Unlike other derivative instruments, prices are highly transparent and easy to calculate as they simply reflect those of the underlying market. Contracts are also open-ended in that they have no fixed expiry date. In addition, CFDs have the same dividend entitlements as the underlying security (in fact receiving credit on the ex-date, rather than having to wait for the payment date).

However, attractive though the above features are, they are very much secondary, as they do not offer any compelling advantages to the outright purchase of the underlying security. Without doubt the CFD feature that has attracted the most attention is leverage.

With CFDs, investors are generally required to put up between 10 per cent and 20 per cent of the principal amount at the outset (known as ‘margin’). They are, therefore, getting anywhere between 5 and 10 times gearing, and at very attractive funding rates (1 per cent or less above the benchmark cost of funds). As anyone who has invested in property over the last decade knows, gearing can enhance returns on capital significantly.
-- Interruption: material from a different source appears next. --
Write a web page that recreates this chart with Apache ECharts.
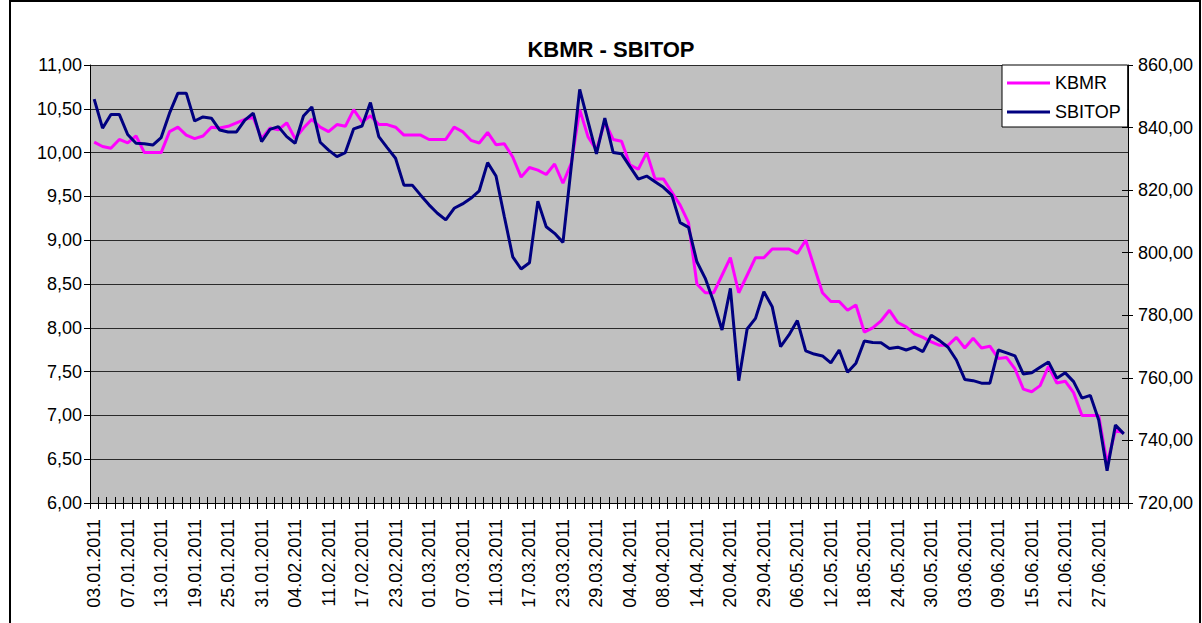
<!DOCTYPE html>
<html>
<head>
<meta charset="utf-8">
<script src="https://cdn.jsdelivr.net/npm/echarts@6/dist/echarts.min.js"></script>
<style>
html,body{margin:0;padding:0;background:#fff;}
#chart{width:1202px;height:623px;}
</style>
</head>
<body>
<div id="chart"></div>
<script>
var dates = [
"03.01.2011","04.01.2011","05.01.2011","06.01.2011","07.01.2011","10.01.2011","11.01.2011","12.01.2011","13.01.2011","14.01.2011",
"17.01.2011","18.01.2011","19.01.2011","20.01.2011","21.01.2011","24.01.2011","25.01.2011","26.01.2011","27.01.2011","28.01.2011",
"31.01.2011","01.02.2011","02.02.2011","03.02.2011","04.02.2011","07.02.2011","09.02.2011","10.02.2011","11.02.2011","14.02.2011",
"15.02.2011","16.02.2011","17.02.2011","18.02.2011","21.02.2011","22.02.2011","23.02.2011","24.02.2011","25.02.2011","28.02.2011",
"01.03.2011","02.03.2011","03.03.2011","04.03.2011","07.03.2011","08.03.2011","09.03.2011","10.03.2011","11.03.2011","14.03.2011",
"15.03.2011","16.03.2011","17.03.2011","18.03.2011","21.03.2011","22.03.2011","23.03.2011","24.03.2011","25.03.2011","28.03.2011",
"29.03.2011","30.03.2011","31.03.2011","01.04.2011","04.04.2011","05.04.2011","06.04.2011","07.04.2011","08.04.2011","11.04.2011",
"12.04.2011","13.04.2011","14.04.2011","15.04.2011","18.04.2011","19.04.2011","20.04.2011","21.04.2011","26.04.2011","28.04.2011",
"29.04.2011","03.05.2011","04.05.2011","05.05.2011","06.05.2011","09.05.2011","10.05.2011","11.05.2011","12.05.2011","13.05.2011",
"16.05.2011","17.05.2011","18.05.2011","19.05.2011","20.05.2011","23.05.2011","24.05.2011","25.05.2011","26.05.2011","27.05.2011",
"30.05.2011","31.05.2011","01.06.2011","02.06.2011","03.06.2011","06.06.2011","07.06.2011","08.06.2011","09.06.2011","10.06.2011",
"13.06.2011","14.06.2011","15.06.2011","16.06.2011","17.06.2011","20.06.2011","21.06.2011","22.06.2011","23.06.2011","24.06.2011",
"27.06.2011","28.06.2011","29.06.2011","30.06.2011"
];

var kbmr = [
10.12,10.07,10.05,10.15,10.11,10.19,10.00,10.00,10.00,10.24,
10.29,10.20,10.16,10.19,10.29,10.28,10.30,10.34,10.38,10.40,
10.16,10.28,10.26,10.34,10.16,10.28,10.38,10.29,10.24,10.32,
10.30,10.49,10.35,10.42,10.32,10.32,10.29,10.20,10.20,10.20,
10.15,10.15,10.15,10.29,10.24,10.14,10.11,10.23,10.09,10.10,
9.95,9.72,9.83,9.80,9.75,9.87,9.65,9.88,10.49,10.18,
10.03,10.35,10.15,10.13,9.86,9.81,10.00,9.70,9.70,9.55,
9.40,9.20,8.50,8.40,8.40,8.60,8.80,8.40,8.60,8.80,
8.80,8.90,8.90,8.90,8.85,9.00,8.70,8.40,8.30,8.30,
8.20,8.26,7.95,8.00,8.08,8.20,8.06,8.01,7.93,7.89,
7.84,7.80,7.80,7.89,7.77,7.88,7.77,7.79,7.65,7.66,
7.53,7.30,7.27,7.34,7.56,7.37,7.39,7.26,7.00,7.00,
7.00,6.45,6.83,6.80
];

var sbitop = [
849.1,839.8,844.2,844.2,837.8,835.0,834.8,834.4,836.8,844.6,
851.0,851.0,842.1,843.4,843.0,839.2,838.6,838.6,842.4,844.6,
835.5,839.4,840.3,837.1,835.0,843.7,846.6,835.3,832.8,830.7,
832.0,839.6,840.5,848.0,837.1,833.6,830.2,821.6,821.6,818.4,
815.3,812.6,810.5,814.2,815.6,817.4,819.8,828.8,824.5,811.5,
798.7,794.8,796.8,816.5,808.3,806.2,803.3,827.8,852.2,841.9,
831.6,843.0,832.0,831.6,827.5,823.5,824.5,822.7,820.9,818.4,
809.6,808.1,797.1,791.8,784.3,775.3,788.6,759.1,775.6,779.0,
787.5,782.7,770.0,773.7,778.3,768.6,767.6,767.0,764.8,768.9,
761.8,764.7,771.8,771.3,771.2,769.4,769.8,768.9,769.8,768.4,
773.6,771.9,769.8,765.7,759.5,759.1,758.3,758.3,768.9,768.0,
767.0,761.2,761.6,763.4,765.1,759.9,761.6,758.8,753.5,754.4,
746.5,730.3,744.9,742.1
];

var seriesNames = ["KBMR", "SBITOP"];
var titleText = "KBMR - SBITOP";

var FONT = "'Liberation Sans', Arial, sans-serif";
function comma(v){ return v.toFixed(2).replace('.', ','); }

var chart = echarts.init(document.getElementById('chart'), null, {renderer: 'svg'});
chart.setOption({
  animation: false,
  backgroundColor: '#ffffff',
  title: {
    text: titleText,
    left: 606,
    textAlign: 'center',
    top: 33,
    textStyle: {fontFamily: FONT, fontSize: 22, fontWeight: 'bold', color: '#000'}
  },
  legend: {
    data: seriesNames,
    orient: 'vertical',
    left: 1002,
    top: 65,
    icon: 'rect',
    itemWidth: 43,
    itemHeight: 3,
    itemGap: 9,
    padding: [8, 7, 5, 5],
    backgroundColor: '#ffffff',
    borderColor: '#000000',
    borderWidth: 1,
    textStyle: {fontFamily: FONT, fontSize: 18, color: '#000', lineHeight: 20}
  },
  graphic: [{
    type: 'rect',
    silent: true,
    shape: {x: 10, y: 1, width: 1190, height: 640},
    style: {fill: 'none', stroke: '#000', lineWidth: 2}
  }],
  grid: {
    left: 90, right: 74, top: 65, bottom: 120,
    show: true, backgroundColor: '#C0C0C0', borderWidth: 0
  },
  xAxis: [{
    type: 'category',
    data: dates,
    boundaryGap: true,
    position: 'bottom',
    axisLine: {show: true, lineStyle: {color: '#000', width: 1}},
    axisTick: {show: true, interval: 0, length: 6, lineStyle: {color: '#000'}},
    axisLabel: {interval: 3, rotate: 90, fontFamily: FONT, fontSize: 18, color: '#000', margin: 16},
    splitLine: {show: false}
  }, {
    type: 'category',
    data: dates,
    boundaryGap: true,
    position: 'bottom',
    axisLine: {show: false},
    axisTick: {show: true, inside: true, interval: 0, length: 6, lineStyle: {color: '#000'}},
    axisLabel: {show: false},
    splitLine: {show: false}
  }],
  yAxis: [{
    type: 'value',
    position: 'left',
    min: 6, max: 11, interval: 0.5,
    axisLine: {show: true, lineStyle: {color: '#000', width: 1}},
    axisTick: {show: true, length: 6, lineStyle: {color: '#000'}},
    axisLabel: {formatter: comma, fontFamily: FONT, fontSize: 18, color: '#000', margin: 8},
    splitLine: {show: true, lineStyle: {color: '#2a2a2a', width: 1}}
  }, {
    type: 'value',
    position: 'right',
    min: 720, max: 860, interval: 20,
    axisLine: {show: true, lineStyle: {color: '#000', width: 1}},
    axisTick: {show: true, length: 5, lineStyle: {color: '#000'}},
    axisLabel: {formatter: comma, fontFamily: FONT, fontSize: 18, color: '#000', margin: 10},
    splitLine: {show: false}
  }, {
    type: 'value',
    position: 'right',
    min: 720, max: 860, interval: 20,
    axisLine: {show: false},
    axisTick: {show: true, inside: true, length: 6, lineStyle: {color: '#000'}},
    axisLabel: {show: false},
    splitLine: {show: false}
  }],
  series: [{
    name: seriesNames[0],
    type: 'line',
    data: kbmr,
    xAxisIndex: 0,
    yAxisIndex: 0,
    symbol: 'none',
    color: '#FF00FF',
    lineStyle: {color: '#FF00FF', width: 3},
    itemStyle: {color: '#FF00FF'}
  }, {
    name: seriesNames[1],
    type: 'line',
    data: sbitop,
    xAxisIndex: 0,
    yAxisIndex: 1,
    symbol: 'none',
    color: '#000080',
    lineStyle: {color: '#000080', width: 3},
    itemStyle: {color: '#000080'}
  }]
});
</script>
</body>
</html>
However, with investors having exposure to the full outstanding value of the overall trade, the opposite of this is also true, in that gearing can lead to increased losses on positions that go the wrong way. It is for this reason that CFDs are only appropriate for wealthier, experienced investors.

Before discussing some trading strategies, it should be noted that CFDs are not a panacea by themselves. The starting point is, and always will be, a well-conceived and smart idea. CFDs simply facilitate the implementation of these ideas. Also, ongoing funding costs mean that CFDs are generally more suited to shorter-term trading ideas.

In order to demonstrate some further features of CFDs and highlight different trading strategies, I am going to look at a couple of examples of actual trades that we have implemented for clients in recent months.

With the use of gearing magnifying gains and losses, we are very selective in the choice of stocks that we are happy to trade using CFDs – the idea being to stick to stable, relatively low volatility stocks and use gearing to enhance modest (though more predictable) returns in the underlying share. One good example of this is Tesco - which has offered a number of trading opportunities through results that have consistently beaten expectations. The use of CFDs in this case also meant a UK stamp duty saving of 0.5 per cent (as clients never actually owned the shares) and mitigated currency risk (as the initial margin did not have to be converted to sterling, whereas a traditional purchase would have necessitated conversion of the full consideration at the outset).

Traditionally, when investors have a negative view on an asset, they have simply steered clear of it. However, CFDs allow investors to go ‘short’ – i.e. speculate that a stock or index will fall in value. This has opened up many trading opportunities of late. Earlier this year, our technical and fundamental analysis highlighted the potential for weakness in the retail sector and clients who took short positions in names such as Wal-Mart, Next and Boots have profited handsomely.
Tesco is one of the few exceptions to this general theme (and indeed the only stock in the sector which we would continue to have a positive opinion of). This diverging view can be backed by executing what is known as a ‘pairs trade’ – i.e. where you go ‘long’ (buy) one stock and short another. Generally this is done to reduce sector or market risk (a form of ‘hedging’), or, in the case above, to take a strong view on the relative outperformance of one company over another.

A good example of a recent successful pairs trade would be ‘Long Bank of Ireland, Short AIB’, which we came up with on the back of AIB’s dramatic outperformance in the earlier part of the year, which was further stretched by share buying associated with AIB’s entry into the EuroStoxx50 Index. History has shown that such ‘squeezes’ tend to evaporate post such events and this proved to be the case here.

These are just a few examples of trading strategies that can be implemented through the use of CFDs and they clearly demonstrate the flexibility now afforded to the private investor in either rising or falling markets.